You honestly think that the main performance problem with a 2yo app is that it's a monolith?


Yes, based on their own detailed analysis and extensive technical blogs on the subject. Ruby was doing a lot of processing of the tweets contents etc. etc, and at the time Ruby was even worse for performance than it is today. (Ruby may be many things, but until the more recent JIT work, fast was not one of them).


> That's just not true. There are plenty of companies that self-host highly scaling infrastructure. Twitter being just one of those companies. They've only recently started thinking about using the cloud, opted for Google, and that's only to run some of their analytics infrastructure.

Twitter is both unusually big and unusually unprofitable.

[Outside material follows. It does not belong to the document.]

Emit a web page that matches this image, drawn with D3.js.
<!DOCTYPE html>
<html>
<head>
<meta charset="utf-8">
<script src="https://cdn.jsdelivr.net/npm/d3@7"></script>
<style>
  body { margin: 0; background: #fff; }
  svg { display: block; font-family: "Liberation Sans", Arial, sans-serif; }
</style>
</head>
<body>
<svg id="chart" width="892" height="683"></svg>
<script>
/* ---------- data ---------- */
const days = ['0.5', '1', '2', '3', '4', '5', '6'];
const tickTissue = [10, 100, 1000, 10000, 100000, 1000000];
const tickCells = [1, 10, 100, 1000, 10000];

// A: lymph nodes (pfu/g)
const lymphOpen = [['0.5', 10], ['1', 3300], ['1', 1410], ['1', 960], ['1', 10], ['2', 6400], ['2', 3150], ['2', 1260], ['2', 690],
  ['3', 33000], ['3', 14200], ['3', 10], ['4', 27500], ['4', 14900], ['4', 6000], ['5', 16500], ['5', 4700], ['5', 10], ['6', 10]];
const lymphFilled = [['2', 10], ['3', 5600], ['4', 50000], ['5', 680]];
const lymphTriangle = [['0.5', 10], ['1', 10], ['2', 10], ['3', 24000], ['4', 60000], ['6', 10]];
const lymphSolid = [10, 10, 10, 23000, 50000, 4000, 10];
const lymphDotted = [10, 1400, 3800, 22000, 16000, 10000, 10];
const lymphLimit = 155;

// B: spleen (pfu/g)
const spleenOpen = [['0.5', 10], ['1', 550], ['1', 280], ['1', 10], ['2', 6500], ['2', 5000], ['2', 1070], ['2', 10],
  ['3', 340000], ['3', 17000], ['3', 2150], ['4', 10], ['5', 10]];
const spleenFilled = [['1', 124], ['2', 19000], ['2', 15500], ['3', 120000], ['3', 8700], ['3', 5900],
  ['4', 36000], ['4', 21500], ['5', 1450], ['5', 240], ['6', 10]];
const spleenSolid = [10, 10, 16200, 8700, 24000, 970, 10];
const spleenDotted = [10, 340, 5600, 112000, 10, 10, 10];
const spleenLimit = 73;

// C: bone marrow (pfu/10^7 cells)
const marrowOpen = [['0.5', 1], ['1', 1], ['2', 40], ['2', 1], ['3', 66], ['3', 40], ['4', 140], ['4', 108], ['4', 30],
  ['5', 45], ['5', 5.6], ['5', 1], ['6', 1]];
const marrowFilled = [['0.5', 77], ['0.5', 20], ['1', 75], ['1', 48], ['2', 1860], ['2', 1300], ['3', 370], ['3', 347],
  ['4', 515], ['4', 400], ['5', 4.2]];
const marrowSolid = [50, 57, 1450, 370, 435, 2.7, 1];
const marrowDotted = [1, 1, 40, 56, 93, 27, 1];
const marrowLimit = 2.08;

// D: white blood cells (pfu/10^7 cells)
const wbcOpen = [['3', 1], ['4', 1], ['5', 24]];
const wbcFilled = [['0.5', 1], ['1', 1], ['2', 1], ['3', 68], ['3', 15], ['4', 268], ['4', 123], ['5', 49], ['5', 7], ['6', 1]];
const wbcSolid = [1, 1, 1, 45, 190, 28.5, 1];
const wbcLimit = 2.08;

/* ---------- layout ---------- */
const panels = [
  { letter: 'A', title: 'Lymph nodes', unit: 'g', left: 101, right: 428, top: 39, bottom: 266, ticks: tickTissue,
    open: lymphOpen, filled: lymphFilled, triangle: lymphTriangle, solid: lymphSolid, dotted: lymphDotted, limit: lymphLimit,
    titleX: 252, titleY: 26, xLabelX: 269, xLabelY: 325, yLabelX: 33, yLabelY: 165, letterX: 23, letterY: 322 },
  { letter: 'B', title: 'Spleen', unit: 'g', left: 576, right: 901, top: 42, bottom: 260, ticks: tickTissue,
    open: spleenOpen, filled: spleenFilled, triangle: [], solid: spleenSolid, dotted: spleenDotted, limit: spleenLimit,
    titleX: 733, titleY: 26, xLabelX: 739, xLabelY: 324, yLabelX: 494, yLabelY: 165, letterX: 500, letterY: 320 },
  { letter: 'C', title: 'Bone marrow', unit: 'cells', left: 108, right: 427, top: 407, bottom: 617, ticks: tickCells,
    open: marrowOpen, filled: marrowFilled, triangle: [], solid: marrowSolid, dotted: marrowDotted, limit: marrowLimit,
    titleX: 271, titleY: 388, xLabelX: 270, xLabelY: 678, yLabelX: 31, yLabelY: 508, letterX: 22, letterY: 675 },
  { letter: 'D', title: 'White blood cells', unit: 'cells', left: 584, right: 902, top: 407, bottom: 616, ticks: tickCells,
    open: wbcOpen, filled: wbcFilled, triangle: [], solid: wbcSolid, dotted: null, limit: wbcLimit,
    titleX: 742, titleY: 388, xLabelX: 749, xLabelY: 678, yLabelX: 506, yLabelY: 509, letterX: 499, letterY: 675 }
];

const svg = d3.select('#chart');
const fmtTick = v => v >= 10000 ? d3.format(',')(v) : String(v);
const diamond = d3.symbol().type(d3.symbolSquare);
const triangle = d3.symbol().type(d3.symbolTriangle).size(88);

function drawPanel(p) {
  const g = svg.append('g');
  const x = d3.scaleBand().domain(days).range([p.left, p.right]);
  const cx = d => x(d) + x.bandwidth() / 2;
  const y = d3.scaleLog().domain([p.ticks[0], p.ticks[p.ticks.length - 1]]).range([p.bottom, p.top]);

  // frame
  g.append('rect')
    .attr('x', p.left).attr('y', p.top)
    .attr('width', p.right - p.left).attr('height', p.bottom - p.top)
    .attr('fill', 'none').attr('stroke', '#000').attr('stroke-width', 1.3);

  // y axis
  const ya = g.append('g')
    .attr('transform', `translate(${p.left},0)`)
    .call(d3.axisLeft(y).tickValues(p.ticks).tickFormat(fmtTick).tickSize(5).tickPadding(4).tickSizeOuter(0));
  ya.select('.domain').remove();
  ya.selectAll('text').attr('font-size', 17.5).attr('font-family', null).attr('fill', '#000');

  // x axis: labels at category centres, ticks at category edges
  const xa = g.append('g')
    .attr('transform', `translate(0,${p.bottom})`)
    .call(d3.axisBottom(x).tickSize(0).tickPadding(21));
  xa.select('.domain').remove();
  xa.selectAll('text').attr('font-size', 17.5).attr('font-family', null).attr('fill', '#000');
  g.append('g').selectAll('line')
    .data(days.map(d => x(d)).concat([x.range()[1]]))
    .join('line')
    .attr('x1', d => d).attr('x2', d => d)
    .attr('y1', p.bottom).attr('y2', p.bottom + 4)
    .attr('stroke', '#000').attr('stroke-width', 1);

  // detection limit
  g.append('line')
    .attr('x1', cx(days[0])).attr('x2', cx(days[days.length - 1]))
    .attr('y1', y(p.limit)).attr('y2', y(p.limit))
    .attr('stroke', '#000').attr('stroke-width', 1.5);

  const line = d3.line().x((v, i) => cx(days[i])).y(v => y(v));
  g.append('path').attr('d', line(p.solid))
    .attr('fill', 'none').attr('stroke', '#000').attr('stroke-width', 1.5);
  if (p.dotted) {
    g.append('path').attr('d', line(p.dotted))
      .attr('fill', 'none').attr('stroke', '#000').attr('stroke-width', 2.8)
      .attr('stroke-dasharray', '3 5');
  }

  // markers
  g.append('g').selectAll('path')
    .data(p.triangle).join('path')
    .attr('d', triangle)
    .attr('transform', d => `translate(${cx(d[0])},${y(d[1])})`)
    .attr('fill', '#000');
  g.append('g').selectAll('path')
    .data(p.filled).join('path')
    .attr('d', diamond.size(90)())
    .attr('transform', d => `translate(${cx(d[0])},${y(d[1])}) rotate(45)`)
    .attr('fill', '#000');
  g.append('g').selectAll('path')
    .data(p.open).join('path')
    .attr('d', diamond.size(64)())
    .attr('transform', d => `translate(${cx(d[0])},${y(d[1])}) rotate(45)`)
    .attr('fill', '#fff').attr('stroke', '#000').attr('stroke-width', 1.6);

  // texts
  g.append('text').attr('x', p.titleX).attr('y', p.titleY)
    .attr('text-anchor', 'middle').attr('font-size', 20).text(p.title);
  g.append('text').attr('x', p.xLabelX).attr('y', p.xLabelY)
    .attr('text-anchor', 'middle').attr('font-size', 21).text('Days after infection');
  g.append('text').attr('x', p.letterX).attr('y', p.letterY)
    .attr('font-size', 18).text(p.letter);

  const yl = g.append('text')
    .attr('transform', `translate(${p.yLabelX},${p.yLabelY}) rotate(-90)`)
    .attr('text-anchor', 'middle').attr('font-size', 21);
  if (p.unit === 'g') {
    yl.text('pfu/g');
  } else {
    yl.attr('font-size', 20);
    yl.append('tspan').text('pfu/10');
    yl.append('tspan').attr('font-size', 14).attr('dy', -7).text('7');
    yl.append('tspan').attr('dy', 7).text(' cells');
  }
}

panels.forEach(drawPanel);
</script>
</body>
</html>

You're unlikely to be as big as them, and even if you were I wouldn't assume they've made the best decisions.

> All that aside, I can point you in the direction of plenty of sysadmins who wouldn't work for major cloud providers for all the money in the world, either for moral or ethical reasons; or they're just not interested in that kind of problem; or even just that they don't want to deal with the frequently toxic burn-out environments that you hear about there.

It's best to work somewhere you're appreciated (both financially and for job-satisfaction reasons), and it's harder to be appreciated in an organization where you're a cost center than one where you're part of the primary business. There are good and bad companies in every field, and good and bad departments in every big company, but the odds are more in your favour when you go into a company that does what you do.